EXERCISE REQUIREMENTS — Beginning with the first line, set down every line through the one containing "from matplotlib.patches import Rectangle", exactly as it appears, but not the pictures.

COLLECTED MATERIAL —
= = = = = = =

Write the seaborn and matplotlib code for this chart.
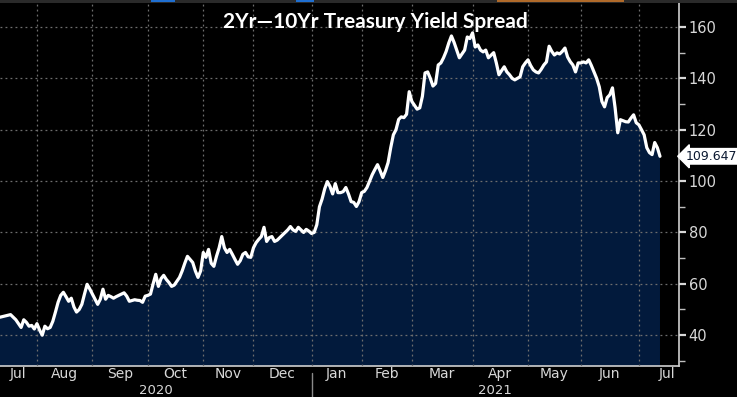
import numpy as np
import pandas as pd
import matplotlib
matplotlib.use("Agg")
import matplotlib.pyplot as plt
import seaborn as sns
from matplotlib import transforms
from matplotlib.patches import Rectangle

# 2Yr-10Yr spread (bp), trading days only
dates = [
    "2020-07-14", "2020-07-16", "2020-07-20", "2020-07-22", "2020-07-24", "2020-07-27", "2020-07-28",
    "2020-07-29", "2020-07-30", "2020-07-31",
    "2020-08-03", "2020-08-04", "2020-08-05", "2020-08-06", "2020-08-07", "2020-08-10", "2020-08-11",
    "2020-08-12", "2020-08-13", "2020-08-14", "2020-08-17", "2020-08-18", "2020-08-19", "2020-08-20",
    "2020-08-21", "2020-08-24", "2020-08-25", "2020-08-26", "2020-08-27", "2020-08-28", "2020-08-31",
    "2020-09-01", "2020-09-02", "2020-09-03", "2020-09-04", "2020-09-08", "2020-09-09", "2020-09-10",
    "2020-09-11", "2020-09-14", "2020-09-15", "2020-09-16", "2020-09-17", "2020-09-18", "2020-09-21",
    "2020-09-22", "2020-09-23", "2020-09-24", "2020-09-25", "2020-09-28", "2020-09-29", "2020-09-30",
    "2020-10-01", "2020-10-02", "2020-10-05", "2020-10-06", "2020-10-07", "2020-10-08", "2020-10-09",
    "2020-10-13", "2020-10-14", "2020-10-15", "2020-10-16", "2020-10-19", "2020-10-20", "2020-10-21",
    "2020-10-22", "2020-10-23", "2020-10-26", "2020-10-27", "2020-10-28", "2020-10-29", "2020-10-30",
    "2020-11-02", "2020-11-03", "2020-11-04", "2020-11-05", "2020-11-06", "2020-11-09", "2020-11-10",
    "2020-11-12", "2020-11-13", "2020-11-16", "2020-11-17", "2020-11-18", "2020-11-19", "2020-11-20",
    "2020-11-23", "2020-11-24", "2020-11-25", "2020-11-27", "2020-11-30",
    "2020-12-01", "2020-12-02", "2020-12-03", "2020-12-04", "2020-12-07", "2020-12-08", "2020-12-09",
    "2020-12-10", "2020-12-11", "2020-12-14", "2020-12-15", "2020-12-16", "2020-12-17", "2020-12-18",
    "2020-12-21", "2020-12-22", "2020-12-23", "2020-12-24", "2020-12-28", "2020-12-29", "2020-12-30",
    "2020-12-31",
    "2021-01-04", "2021-01-05", "2021-01-06", "2021-01-07", "2021-01-08", "2021-01-11", "2021-01-12",
    "2021-01-13", "2021-01-14", "2021-01-15", "2021-01-19", "2021-01-20", "2021-01-21", "2021-01-22",
    "2021-01-25", "2021-01-26", "2021-01-27", "2021-01-28", "2021-01-29",
    "2021-02-01", "2021-02-02", "2021-02-03", "2021-02-04", "2021-02-05", "2021-02-08", "2021-02-09",
    "2021-02-10", "2021-02-11", "2021-02-12", "2021-02-16", "2021-02-17", "2021-02-18", "2021-02-19",
    "2021-02-22", "2021-02-23", "2021-02-24", "2021-02-25", "2021-02-26",
    "2021-03-01", "2021-03-02", "2021-03-03", "2021-03-04", "2021-03-05", "2021-03-08", "2021-03-09",
    "2021-03-10", "2021-03-11", "2021-03-12", "2021-03-15", "2021-03-16", "2021-03-17", "2021-03-18",
    "2021-03-19", "2021-03-22", "2021-03-23", "2021-03-24", "2021-03-25", "2021-03-26", "2021-03-29",
    "2021-03-30", "2021-03-31",
    "2021-04-01", "2021-04-05", "2021-04-06", "2021-04-07", "2021-04-08", "2021-04-09", "2021-04-12",
    "2021-04-13", "2021-04-14", "2021-04-15", "2021-04-16", "2021-04-19", "2021-04-20", "2021-04-21",
    "2021-04-22", "2021-04-23", "2021-04-26", "2021-04-27", "2021-04-28", "2021-04-29", "2021-04-30",
    "2021-05-03", "2021-05-04", "2021-05-05", "2021-05-06", "2021-05-07", "2021-05-10", "2021-05-11",
    "2021-05-12", "2021-05-13", "2021-05-14", "2021-05-17", "2021-05-18", "2021-05-19", "2021-05-20",
    "2021-05-21", "2021-05-24", "2021-05-25", "2021-05-26", "2021-05-27", "2021-05-28",
    "2021-06-01", "2021-06-02", "2021-06-03", "2021-06-04", "2021-06-07", "2021-06-08", "2021-06-09",
    "2021-06-10", "2021-06-11", "2021-06-14", "2021-06-15", "2021-06-16", "2021-06-17", "2021-06-18",
    "2021-06-21", "2021-06-22", "2021-06-23", "2021-06-24", "2021-06-25", "2021-06-28", "2021-06-29",
    "2021-06-30",
    "2021-07-01", "2021-07-02", "2021-07-06", "2021-07-07", "2021-07-08", "2021-07-09", "2021-07-12",
    "2021-07-13", "2021-07-14",
]
spread = [
    47, 47.5, 48, 46, 43, 46, 45,
    43.5, 43.8, 42.4,
    44.5, 42, 40, 43.5, 42.5, 43, 45.4,
    49, 52.8, 55.5, 56.7, 55, 53.2, 54.4,
    51, 49, 50, 52, 56, 59.8, 58,
    56, 54, 52, 54, 57.9, 54, 55.5,
    55, 54.4, 55, 55.5, 56, 56.5, 55.2,
    53.2, 53.5, 53.8, 53.6, 53.5, 52.8, 55.2,
    55.5, 56, 60, 63.7, 59, 62, 63.3,
    61.7, 60.5, 59, 59.5, 61, 62.5, 65,
    68, 70.7, 69.5, 68.3, 65, 62.5, 65,
    72.2, 70.3, 73.4, 68, 66.8, 70.7, 74,
    78.4, 74, 72.2, 73.4, 71.5, 69.5, 67.6,
    69, 71.5, 72.2, 70.5, 70.3,
    74, 76, 77.3, 78.4, 82, 76.5, 78,
    78.4, 76.5, 77, 78, 79, 80, 81,
    82.3, 81, 80.4, 82, 81, 80, 81.2,
    80.5,
    79.6, 80, 83, 90, 93, 97, 99.8,
    97.9, 95, 99, 95.5, 95.5, 95.9, 97.5,
    95, 92, 91.7, 90.1, 92,
    95.5, 96, 97.5, 100, 102.5, 104.5, 106.4,
    104, 101.4, 104, 107.2, 113, 118, 120,
    124, 125, 124.7, 126, 134.8,
    131, 129.5, 128, 128.5, 133, 142.1, 142.5,
    140, 137, 138, 145.2, 146, 148, 150.5,
    153.8, 156.5, 154, 151, 148, 149.5, 151,
    156.1, 155.5,
    157.7, 152.2, 153, 151, 150.3, 151, 148,
    149, 150, 146, 141.4, 143, 144.5, 142.5,
    141.4, 140, 139.4, 140, 140.6, 144.5, 146,
    147.2, 145, 143.3, 142.5, 142.1, 143.5, 145.2,
    146.4, 152.5, 150.5, 149.1, 149.9, 149.5, 150.5,
    151.8, 148.3, 146.5, 145.2, 142.5, 146,
    146, 146.4, 146, 147.2, 145, 142.5, 140,
    136.7, 131, 128.9, 132.5, 133.6, 136.3, 128.5,
    118.8, 123.9, 123.5, 123.1, 123, 124.5, 125.8,
    122.7,
    121.9, 120, 118, 113, 111.1, 110.3, 115,
    113, 109.647,
]
holidays = ["2020-09-07", "2020-10-12", "2020-11-11", "2020-11-26", "2020-12-25", "2021-01-01",
            "2021-01-18", "2021-02-15", "2021-04-02", "2021-05-31", "2021-07-05"]
month_starts = ["2020-08-03", "2020-09-01", "2020-10-01", "2020-11-02", "2020-12-01", "2021-01-04",
                "2021-02-01", "2021-03-01", "2021-04-01", "2021-05-03", "2021-06-01", "2021-07-01",
                "2021-08-02"]
month_labels = ["Jul", "Aug", "Sep", "Oct", "Nov", "Dec", "Jan", "Feb", "Mar", "Apr", "May", "Jun", "Jul"]
year_labels = ["2020", "2021"]
y_ticks = [40, 60, 80, 100, 120, 140, 160]
last_value = spread[-1]
title = "2Yr\u201410Yr Treasury Yield Spread"

# x axis is a trading-day axis, like the terminal chart
start = "2020-07-14"
day = np.busday_count(start, np.array(dates, dtype="datetime64[D]"), holidays=holidays)
df = pd.DataFrame({"day": day, "spread": spread})
mticks = np.busday_count(start, np.array(month_starts, dtype="datetime64[D]"), holidays=holidays)

sns.set_style("dark")
plt.rcParams["font.family"] = ["Liberation Sans Narrow", "DejaVu Sans"]

fig = plt.figure(figsize=(7.37, 3.97), dpi=100, facecolor="black")
ax = fig.add_axes([0, 31 / 397, 679 / 737, 366 / 397])
ax.set_facecolor("black")

xmax = 257.2
ax.fill_between(df["day"], df["spread"], 0, color="#021a3c", lw=0, zorder=1)
sns.lineplot(data=df, x="day", y="spread", color="white", lw=2.3, ax=ax, zorder=3)

ax.set_xlim(0, xmax)
ax.set_ylim(28, 170.5)
ax.set_xlabel("")
ax.set_ylabel("")

# y axis on the right
ax.yaxis.tick_right()
ax.set_yticks(y_ticks)
ax.set_yticks(range(30, 171, 20), minor=True)
ax.tick_params(axis="y", which="major", colors="#d8d8d8", labelsize=10.5, length=5, width=1.6,
               direction="out", pad=2)
ax.tick_params(axis="y", which="minor", colors="#bfbfbf", length=4, width=1, direction="out")

# month boundaries as major ticks, month names centred between them
bounds = np.concatenate([[0], mticks])
ax.set_xticks(mticks[:-1])
ax.set_xticklabels([])
ax.set_xticks((bounds[:-1] + bounds[1:]) / 2, minor=True)
ax.set_xticklabels(month_labels, minor=True)
ax.tick_params(axis="x", which="major", colors="#bfbfbf", length=4, width=1, direction="out")
ax.tick_params(axis="x", which="minor", colors="#d8d8d8", labelsize=10, length=0, pad=1)

ax.grid(True, which="major", color="#6e6e6e", linestyle=(0, (1.5, 2.5)), lw=0.9, zorder=2)
ax.set_axisbelow(False)

for side in ["left", "top"]:
    ax.spines[side].set_visible(False)
for side in ["right", "bottom"]:
    ax.spines[side].set_visible(True)
    ax.spines[side].set_color("#d0d0d0")
    ax.spines[side].set_linewidth(1.2)

# years under the months, split at the turn of the year
trans = transforms.blended_transform_factory(ax.transData, ax.transAxes)
jan = mticks[5]
ax.text(jan / 2, -0.067, year_labels[0], transform=trans, ha="center", va="center",
        color="#d8d8d8", fontsize=9.5)
ax.text((jan + xmax) / 2, -0.067, year_labels[1], transform=trans, ha="center", va="center",
        color="#d8d8d8", fontsize=9.5)
ax.plot([jan, jan], [-0.02, -0.09], transform=trans, color="#8a8a8a", lw=1, clip_on=False)

# last value tag
tag = transforms.blended_transform_factory(ax.transAxes, ax.transData)
ax.text(1.01, last_value, f"{last_value:.3f}", transform=tag, ha="left", va="center",
        color="#0a1830", fontsize=9,
        bbox=dict(boxstyle="larrow,pad=0.1", fc="white", ec="white"))

# title
fig.text(375 / 737, 1 - 22 / 397, title, ha="center", va="center", color="white",
         fontsize=15, fontweight="bold", family=["Lato", "DejaVu Sans"])

# thin header strip of the terminal window
fig.add_artist(Rectangle((0, 1 - 3 / 397), 1, 3 / 397, transform=fig.transFigure,
                         color="#2a2a2a", lw=0))
for x0, w, c in [(151, 24, "#1f6fd1"), (296, 18, "#1f6fd1"), (497, 127, "#b06a2a")]:
    fig.add_artist(Rectangle((x0 / 737, 1 - 2 / 397), w / 737, 2 / 397, transform=fig.transFigure,
                             color=c, lw=0))

fig.savefig("out.png", dpi=100, facecolor="black")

= = = = = = =

REPLY TO THE TASK —
Write the seaborn and matplotlib code for this chart.
import numpy as np
import pandas as pd
import matplotlib
matplotlib.use("Agg")
import matplotlib.pyplot as plt
import seaborn as sns
from matplotlib import transforms
from matplotlib.patches import Rectangle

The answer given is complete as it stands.